» **Work required**
The lines from the top of the material below through the line containing "color=transparent!0, bottom color=transparent!100]" are to be printed exactly, with pictures omitted.

» **Source excerpt**
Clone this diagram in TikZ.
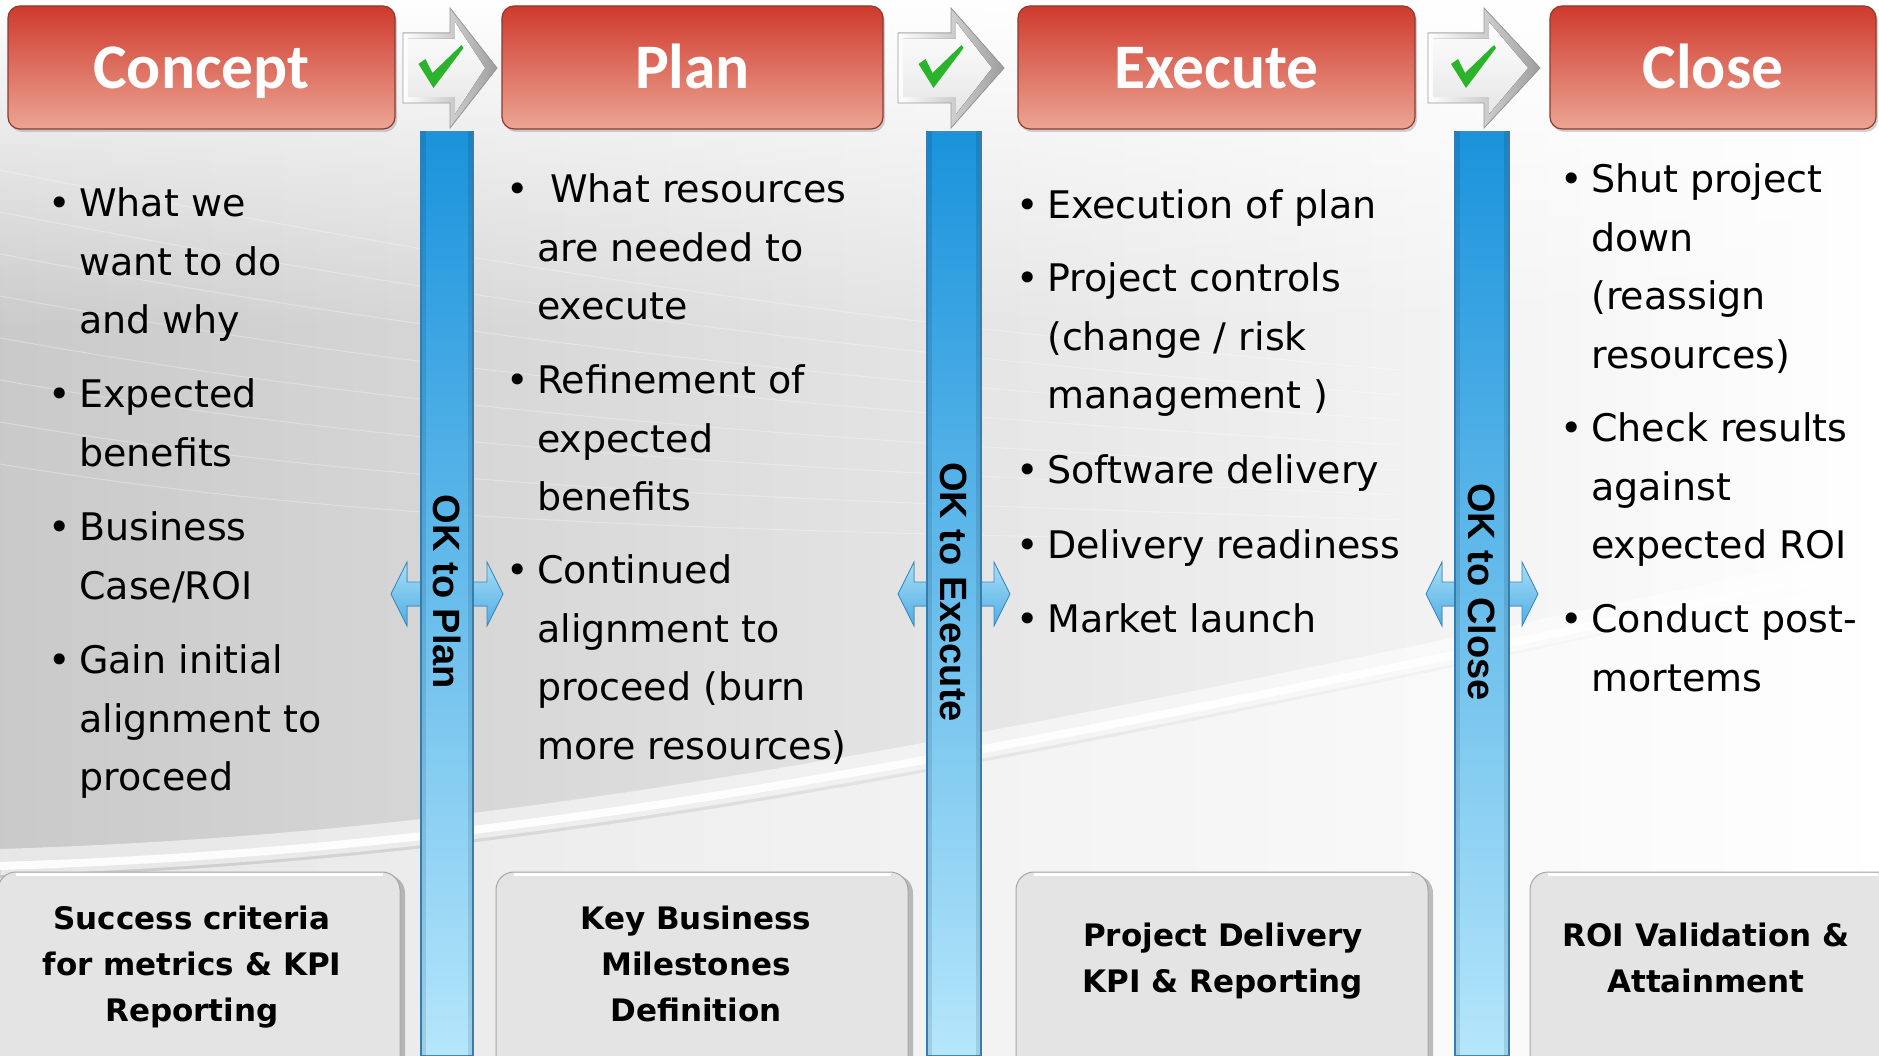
\documentclass[tikz,border=0pt]{standalone}
\usepackage{fontspec}
\setmainfont{DejaVu Sans}
\newfontfamily\hdrfont{Carlito}
\newfontfamily\barfont{Liberation Sans}
\usetikzlibrary{shadows,fadings}

\definecolor{hdrTop}{HTML}{CF3A2D}
\definecolor{hdrBot}{HTML}{ECA594}
\definecolor{hdrEdge}{HTML}{8C3A30}
\definecolor{barTop}{HTML}{1A93DC}
\definecolor{barBot}{HTML}{B5E6FB}
\definecolor{barEdge}{HTML}{3A8CC4}
\definecolor{arrTop}{HTML}{A8DEF8}
\definecolor{arrBot}{HTML}{4EAEE4}
\definecolor{arrEdge}{HTML}{3D87BD}
\definecolor{chk}{HTML}{2BB32B}
\definecolor{boxFill}{HTML}{E4E4E4}

\tikzfading[name=fadedown, top color=transparent!0, bottom color=transparent!100]

\newcommand\chkarrow[2]{%
  \pgfmathsetmacro\am{(#1+#2)/2}%
  \pgfmathsetmacro\ac{#1+0.42*(#2-#1)}%
  \fill[left color=white, right color=black!38, draw=black!40, line width=0.8pt]
    (#1,33) -- (\am,33) -- (\am,8) -- (#2,68) -- (\am,128) -- (\am,103) -- (#1,103) -- cycle;
  \fill[top color=white, bottom color=black!10]
    (#1+5,39) -- (\am+5,39) -- (\am+5,22) -- (#2-12,68) -- (\am+5,114) -- (\am+5,97) -- (#1+5,97) -- cycle;
  \fill[chk] (\ac-24,64) -- (\ac-17,59) -- (\ac-10,73) -- (\ac+19,45) -- (\ac+21,48) -- (\ac-9,88) -- cycle;
}
\newcommand\dblarr[1]{%
  \fill[top color=arrTop, bottom color=arrBot, draw=arrEdge, line width=0.8pt]
    (#1-56,594) -- (#1-40,562) -- (#1-40,582) -- (#1+40,582) -- (#1+40,562) -- (#1+56,594)
    -- (#1+40,626) -- (#1+40,606) -- (#1-40,606) -- (#1-40,626) -- cycle;
}
\newcommand\bitem[5]{% name, bullet x, text x, first baseline, text
  \node[bultext] (#1) at (#3,#4-38.5) {\strut #5};
  \node[bulmark] (#1m) at (#2,#4+2.5) {•};
}

\begin{document}
\begin{tikzpicture}[x=1pt, y=-1pt,
  hdrbox/.style={rounded corners=12pt, top color=hdrTop, bottom color=hdrBot, draw=hdrEdge,
    line width=1.2pt, text=white, font=\hdrfont\bfseries\fontsize{63.5}{63.5}\selectfont,
    text height=52pt, text depth=9pt, inner sep=0pt,
    drop shadow={shadow xshift=2pt, shadow yshift=-3pt, opacity=0.35}},
  bluebar/.style={top color=barTop, bottom color=barBot, draw=barEdge, line width=1.2pt, inner sep=0pt},
  bartext/.style={rotate=-90, inner sep=0pt, font=\barfont\bfseries\fontsize{38}{38}\selectfont},
  botbox/.style={rounded corners=18pt, fill=boxFill, draw=black!35, line width=1pt, inner sep=0pt,
    drop shadow={shadow xshift=5pt, shadow yshift=-3pt, opacity=0.5}},
  boxtext/.style={anchor=north, align=center, inner sep=0pt, font=\bfseries\fontsize{31}{46}\selectfont},
  bultext/.style={anchor=north west, align=left, inner sep=0pt, font=\fontsize{38}{58.5}\selectfont},
  bulmark/.style={anchor=base, inner sep=0pt, font=\fontsize{38}{58.5}\selectfont}
]
\useasboundingbox (0,0) rectangle (1879,1056);

% ---------- background ----------
\fill[white] (0,0) rectangle (1879,1056);
\shade[left color=black!21, middle color=black!8, right color=white] (0,0) rectangle (1879,1056);
\fill[white, path fading=fadedown] (0,0) rectangle (1879,330);
\foreach \k in {0,...,7}
  \draw[white, opacity=0.3, line width=1pt]
    (0,{170+42*\k}) .. controls (400,{250+40*\k}) and (800,{320+30*\k}) .. (1400,{370+25*\k});
\fill[white, opacity=0.55] (0,878) .. controls (500,862) and (900,790) .. (1879,575)
  -- (1879,1056) -- (0,1056) -- cycle;
\draw[white, line width=26pt, opacity=0.55] (0,862) .. controls (500,846) and (900,772) .. (1879,560);
\draw[white, line width=8pt, opacity=0.9] (0,866) .. controls (500,850) and (900,776) .. (1879,564);

% ---------- header boxes ----------
\node[hdrbox, minimum width=387pt, minimum height=123pt] (hConcept) at (201.5,67.5) {Concept};
\node[hdrbox, minimum width=381pt, minimum height=123pt] (hPlan) at (692.5,67.5) {Plan};
\node[hdrbox, minimum width=397pt, minimum height=123pt] (hExec) at (1216.5,67.5) {Execute};
\node[hdrbox, minimum width=326pt, minimum height=123pt] (hClose) at (1713,67.5) {Close};

% ---------- check arrows ----------
\chkarrow{403}{497}
\chkarrow{898}{1004}
\chkarrow{1428}{1540}

% ---------- bottom boxes ----------
\node[botbox, minimum width=402pt, minimum height=218pt] (bConcept) at (199,981) {};
\node[botbox, minimum width=412pt, minimum height=218pt] (bPlan) at (702,981) {};
\node[botbox, minimum width=412pt, minimum height=218pt] (bExec) at (1222,981) {};
\node[botbox, minimum width=365pt, minimum height=218pt] (bClose) at (1712.5,981) {};
\foreach \b in {bConcept,bPlan,bExec,bClose}
  \draw[white, line width=3pt] ([xshift=18pt,yshift=-3pt]\b.north west) -- ([xshift=-18pt,yshift=-3pt]\b.north east);

\node[boxtext] (tConcept) at (192,929-32.2) {\strut Success criteria\\for metrics \& KPI\\Reporting};
\node[boxtext] (tPlan) at (696,929-32.2) {\strut Key Business\\Milestones\\Definition};
\node[boxtext] (tExec) at (1223,946-32.2) {\strut Project Delivery\\KPI \& Reporting};
\node[boxtext] (tClose) at (1706,946-32.2) {\strut ROI Validation \&\\Attainment};

% ---------- gates ----------
\dblarr{447}
\dblarr{954}
\dblarr{1482}
\node[bluebar, minimum width=52pt, minimum height=924pt] (barPlan) at (447,594) {};
\node[bluebar, minimum width=54pt, minimum height=924pt] (barExec) at (954,594) {};
\node[bluebar, minimum width=54pt, minimum height=924pt] (barClose) at (1482,594) {};
\foreach \b in {barPlan,barExec,barClose}{
  \fill[black, opacity=0.10] (\b.north west) rectangle ([xshift=6pt]\b.south west);
  \fill[black, opacity=0.10] ([xshift=-6pt]\b.north east) rectangle (\b.south east);
}
\node[bartext] (gPlan) at (447,592) {OK to Plan};
\node[bartext] (gExec) at (954,592) {OK to Execute};
\node[bartext] (gClose) at (1482,592) {OK to Close};

% ---------- bullet texts ----------
\bitem{c1}{60}{79}{214}{What we\\want to do\\and why}
\bitem{c2}{60}{79}{405}{Expected\\benefits}
\bitem{c3}{60}{79}{538}{Business\\Case/ROI}
\bitem{c4}{60}{79}{671}{Gain initial\\alignment to\\proceed}

\bitem{p1}{518}{537}{200}{\hspace{13pt}What resources\\are needed to\\execute}
\bitem{p2}{518}{537}{391}{Refinement of\\expected\\benefits}
\bitem{p3}{518}{537}{581}{Continued\\alignment to\\proceed (burn\\more resources)}

\bitem{e1}{1028}{1047}{216}{Execution of plan}
\bitem{e2}{1028}{1047}{289}{Project controls\\(change / risk\\management )}
\bitem{e3}{1028}{1047}{481}{Software delivery}
\bitem{e4}{1028}{1047}{556}{Delivery readiness}
\bitem{e5}{1028}{1047}{630}{Market launch}

\bitem{k1}{1572}{1591}{190}{Shut project\\down\\(reassign\\resources)}
\bitem{k2}{1572}{1591}{439}{Check results\\against\\expected ROI}
\bitem{k3}{1572}{1591}{630}{Conduct post-\\mortems}
\end{tikzpicture}
\end{document}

» **Task response**
Clone this diagram in TikZ.
\documentclass[tikz,border=0pt]{standalone}
\usepackage{fontspec}
\setmainfont{DejaVu Sans}
\newfontfamily\hdrfont{Carlito}
\newfontfamily\barfont{Liberation Sans}
\usetikzlibrary{shadows,fadings}

\definecolor{hdrTop}{HTML}{CF3A2D}
\definecolor{hdrBot}{HTML}{ECA594}
\definecolor{hdrEdge}{HTML}{8C3A30}
\definecolor{barTop}{HTML}{1A93DC}
\definecolor{barBot}{HTML}{B5E6FB}
\definecolor{barEdge}{HTML}{3A8CC4}
\definecolor{arrTop}{HTML}{A8DEF8}
\definecolor{arrBot}{HTML}{4EAEE4}
\definecolor{arrEdge}{HTML}{3D87BD}
\definecolor{chk}{HTML}{2BB32B}
\definecolor{boxFill}{HTML}{E4E4E4}

\tikzfading[name=fadedown, top color=transparent!0, bottom color=transparent!100]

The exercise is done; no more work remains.